Meski demikian, tambah Wira, ketidakpastian yang timbul dari penyebaran COVID-19 membuat bank sentral harus menurunkan proyeksi pertumbuhan ekonomi pada 2020 menjadi 5,0-5,4 persen dari sebelumnya 5,1-5,5 persen.
Presiden Joko Widodo (kanan) berbincang dengan Menko Perekonomian Airlangga Hartarto (tengah) dan Menteri Perdagangan Agus Suparmanto dalam pembukaan Rapat Kerja Kementerian Perdagangan Tahun 2020 di Istana Negara, Jakarta, Rabu (4/3/2020). Rapat kerja itu mengangkat tema Akselerasi Peningkatan Ekspor dan Penguatan Pasar Dalam Negeri Menuju Indonesia Maju. ANTARA FOTO/Sigid Kurniawan/wsj.

Jaga pertumbuhan

Mencari secercah cahaya dalam kondisi yang sulit seperti ini tidak mudah dilakukan, namun sikap yang optimistis harus terus diupayakan agar keyakinan pelaku pasar terhadap Indonesia tidak menghilang.

Oleh karena itu, upaya pemerintah berkoordinasi dengan Bank Indonesia maupun Otoritas Jasa Keuangan dalam memperkuat ketahanan ekonomi harus terus dilakukan, tidak hanya ketika badai krisis tiba.

Kepala Ekonom PT Bank Permata Josua Pardede mengatakan sinergi menyeluruh dari otoritas fiskal dan moneter maupun reformasi struktural secara berkelanjutan juga dapat membuat target pertumbuhan ekonomi tercapai.

"Kalau itu berjalan beriringan dan bersinergi, pertumbuhan enam persen juga bisa tercapai," kata Josua.

Josua mengatakan penguatan sisi fiskal melalui penyerapan belanja infrastruktur maupun bantuan sosial yang didukung stabilisasi laju inflasi bisa membantu kinerja konsumsi dalam negeri.

Menurut dia, kinerja fiskal itu perlu didukung oleh kebijakan moneter, salah satunya melalui penurunan suku bunga acuan, yang sudah dilakukan oleh bank sentral.

"Transmisi suku bunga bisa memberikan stimulus, jadi seharusnya orang mulai konsumsi, termasuk kepada korporasi, karena biaya untuk ekspansi menjadi lebih murah," ujarnya.

Dengan demikian, menurut dia, mesin-mesin industri yang selama ini menjadi sumber pertumbuhan ekonomi seperti manufaktur maupun konstruksi tetap kuat dan tidak mengalami kelesuan.

"Selain itu, penciptaan iklim investasi salah satunya melalui omnibus law juga bisa memberikan persepsi positif kepada pelaku usaha sehingga terjadi permintaan kredit," kata Josua.

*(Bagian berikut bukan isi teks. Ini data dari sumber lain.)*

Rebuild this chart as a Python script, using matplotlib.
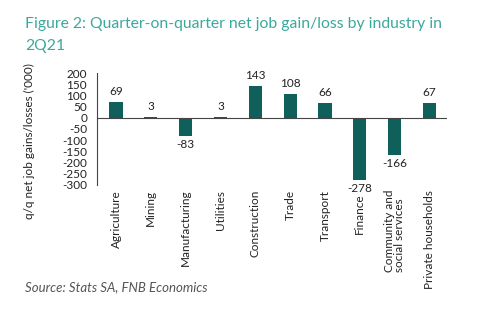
import matplotlib.pyplot as plt
import numpy as np

industries = ['Agriculture', 'Mining', 'Manufacturing', 'Utilities', 'Construction',
              'Trade', 'Transport', 'Finance', 'Community and\nsocial services',
              'Private households']
change = [69, 3, -83, 3, 143, 108, 66, -278, -166, 67]
yticks = list(range(-300, 201, 50))

plt.rcParams['font.family'] = ['Lato', 'DejaVu Sans']

fig = plt.figure(figsize=(4.82, 3.29), dpi=100)
ax = fig.add_axes([0.201, 0.438, 0.726, 0.34])

x = np.arange(len(industries))
ax.bar(x, change, width=0.38, color='#0f5f5b', zorder=2)

for xi, v in zip(x, change):
    if v >= 0:
        ax.text(xi, v + 22, str(v), ha='center', va='bottom', fontsize=8.5, color='#222222')
    else:
        ax.text(xi, v - 12, str(v), ha='center', va='top', fontsize=8.5, color='#222222')

ax.set_xlim(-0.55, len(industries) - 0.5)
ax.set_ylim(-300, 200)
ax.set_yticks(yticks)
ax.set_yticklabels([str(t) for t in yticks], fontsize=8.5, color='#222222')
ax.tick_params(axis='y', length=0, pad=7)
ax.set_xticks([])
ax.axhline(0, color='#444444', lw=0.8, zorder=3)

for s in ['top', 'right', 'bottom']:
    ax.spines[s].set_visible(False)
ax.spines['left'].set_color('#444444')
ax.spines['left'].set_linewidth(0.8)

# category labels hang below the plot, rotated
for xi, name in zip(x, industries):
    y0 = -340 if name == 'Finance' else -322
    ax.text(xi, y0, name, rotation=90, ha='center', va='top', fontsize=8.5,
            color='#222222', multialignment='left', linespacing=0.95)

fig.text(0.062, 0.57, "q/q net job gains/losses ('000)", rotation=90, ha='center',
         va='center', fontsize=8.5, color='#222222')

fig.text(0.052, 0.915, 'Figure 2: Quarter-on-quarter net job gain/loss by industry in',
         fontsize=11.3, color='#3aa89c')
fig.text(0.052, 0.848, '2Q21', fontsize=11.3, color='#3aa89c')
fig.text(0.052, 0.115, 'Source: Stats SA, FNB Economics', fontsize=9.5,
         color='#555555', style='italic')

fig.savefig('out.png', dpi=100)
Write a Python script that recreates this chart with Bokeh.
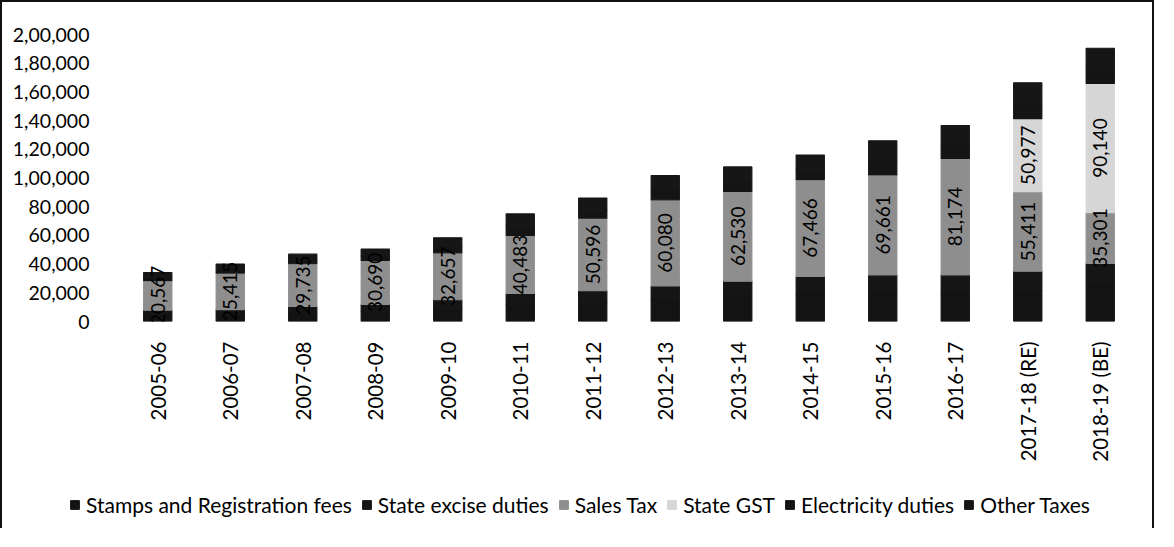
import math
from bokeh.plotting import figure
from bokeh.layouts import column
from bokeh.models import (ColumnDataSource, FactorRange, Range1d, Legend, LegendItem,
                          FixedTicker)
from bokeh.embed import file_html
from bokeh.resources import INLINE
from bokeh.core.properties import value

# ---------------- data (Rs crore) ----------------
years = ["2005-06", "2006-07", "2007-08", "2008-09", "2009-10", "2010-11", "2011-12",
         "2012-13", "2013-14", "2014-15", "2015-16", "2016-17", "2017-18 (RE)", "2018-19 (BE)"]
stamps = [4800, 5100, 6400, 7200, 9300, 12000, 13100, 15100, 17200, 19200, 19900, 19900, 21500, 25800]
excise = [3100, 3200, 4100, 4700, 5900, 7500, 8300, 9600, 10900, 12200, 12600, 12600, 13500, 14700]
sales_tax = [20567, 25415, 29735, 30690, 32657, 40483, 50596, 60080, 62530, 67466, 69661, 81174, 55411, 35301]
state_gst = [0, 0, 0, 0, 0, 0, 0, 0, 0, 0, 0, 0, 50977, 90140]
electricity = [2200, 2500, 2700, 3100, 4100, 6000, 5600, 6800, 6800, 6800, 9500, 9200, 10000, 9800]
other_taxes = [3400, 3800, 4000, 4800, 6400, 9000, 8500, 10200, 10300, 10300, 14300, 13700, 15000, 14700]

series_names = ["Stamps and Registration fees", "State excise duties", "Sales Tax",
                "State GST", "Electricity duties", "Other Taxes"]
y_ticks = [0, 20000, 40000, 60000, 80000, 100000, 120000, 140000, 160000, 180000, 200000]
y_tick_labels = ["0", "20,000", "40,000", "60,000", "80,000", "1,00,000", "1,20,000",
                 "1,40,000", "1,60,000", "1,80,000", "2,00,000"]

# ---------------- style ----------------
keys = ["stamps", "excise", "sales", "gst", "elec", "other"]
colors = ["#131313", "#151515", "#8e8e8e", "#d6d6d6", "#141414", "#161616"]
FONT = "Lato"
BORDER = "2px solid #111"

src = ColumnDataSource(dict(year=years, stamps=stamps, excise=excise, sales=sales_tax,
                            gst=state_gst, elec=electricity, other=other_taxes))

p = figure(x_range=FactorRange(*years, range_padding=0), y_range=Range1d(0, 200000),
           width=1154, height=462, output_backend="svg", toolbar_location=None,
           min_border_left=119, min_border_right=20, min_border_top=32, min_border_bottom=133)
p.styles = {"border-left": BORDER, "border-top": BORDER, "border-right": BORDER}

renderers = p.vbar_stack(keys, x="year", width=0.39, source=src, color=colors,
                         line_color=colors, line_width=1.1)

# data labels (sales tax and state GST)
lx, ly, lt = [], [], []
for i, yr in enumerate(years):
    base = stamps[i] + excise[i]
    lx.append(yr); ly.append(base + sales_tax[i] / 2); lt.append(f"{sales_tax[i]:,}")
    if state_gst[i] > 0:
        lx.append(yr); ly.append(base + sales_tax[i] + state_gst[i] / 2); lt.append(f"{state_gst[i]:,}")
lab_src = ColumnDataSource(dict(x=lx, y=ly, text=lt))
p.text(x="x", y="y", text="text", source=lab_src, angle=math.pi / 2,
       text_align="center", text_baseline="middle", text_font=value(FONT),
       text_font_size="19px", text_color="#000000")

# axes
p.grid.grid_line_color = None
p.outline_line_color = None
p.yaxis.ticker = FixedTicker(ticks=y_ticks)
p.yaxis.major_label_overrides = {t: l for t, l in zip(y_ticks, y_tick_labels)}
for ax in (p.xaxis[0], p.yaxis[0]):
    ax.axis_line_color = None
    ax.major_tick_line_color = None
    ax.minor_tick_line_color = None
    ax.major_label_text_font = FONT
    ax.major_label_text_color = "#000000"
p.yaxis.major_label_text_font_size = "19.5px"
p.yaxis.major_label_standoff = 26
p.xaxis.major_label_text_font_size = "20.5px"
p.xaxis.major_label_orientation = math.pi / 2
p.xaxis.major_label_standoff = 14

# ---------------- legend strip below the chart ----------------
lf = figure(width=1154, height=66, output_backend="svg", toolbar_location=None,
            x_range=Range1d(0, 1), y_range=Range1d(0, 1),
            x_axis_location=None, y_axis_location=None,
            min_border_left=0, min_border_right=0, min_border_top=0, min_border_bottom=0)
lf.frame_align = False
lf.grid.grid_line_color = None
lf.outline_line_color = None
lf.styles = {"border-left": BORDER, "border-right": BORDER}
dummy = []
for c in colors:
    dummy.append(lf.rect(x=[-10], y=[-10], width=0.1, height=0.1, fill_color=c, line_color=c))

legend = Legend(items=[LegendItem(label=n, renderers=[r]) for n, r in zip(series_names, dummy)],
                orientation="horizontal", location=(67, 11),
                label_text_font=FONT, label_text_font_size="21px", label_text_color="#000000",
                glyph_width=11, glyph_height=11, label_standoff=6, spacing=9,
                padding=0, margin=0, border_line_color=None, background_fill_alpha=0)
lf.add_layout(legend, "center")

layout = column(p, lf, spacing=0)
open("out.html", "w").write(file_html(layout, INLINE))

Direktur riset Center of Reform on Economic (CORE) Indonesia Piter Abdullah juga menilai sinergi kebijakan akan menopang perekonomian Indonesia di tengah wabah virus corona yang mulai masuk ke Indonesia.

Menurut Piter, stimulus fiskal maupun pelonggaran kebijakan moneter dapat mendorong penyaluran kredit perbankan sehingga dapat memicu pertumbuhan konsumsi rumah tangga dan investasi.

Ia menambahkan jika perbankan berhasil meningkatkan penyaluran kredit sehingga konsumsi masyarakat dan aliran modal menjadi lebih baik maka perlambatan pertumbuhan ekonomi Indonesia dapat diminimalkan.

Pengamat ekonomi Centre For Strategic and International Studies (CSIS) Fajar Hirawan bahkan ikut menyambut baik rencana pembebasan pajak kepada sektor manufaktur agar proses produksi dan permintaan tetap terjaga.

Ia mengatakan insentif yang akan masuk dalam stimulus jilid kedua itu dapat memberikan penguatan industri manufaktur yang saat ini menyumbang 19 persen dalam PDB nasional.

"Saat ini yang urgent adalah bagaimana sektor-sektor ekonomi ini tidak jatuh dan masih bisa berjalan dan berproduksi," kata Fajar yang menyakini berbagai insentif itu dapat memperkuat ketahanan ekonomi nasional.

Meski sejumlah kebijakan sedang dilakukan, hari-hari kedepan masih berpotensi menimbulkan ketidakpastian, sehingga tidak bijak apabila pemerintah bersama otoritas terkait berpuas diri.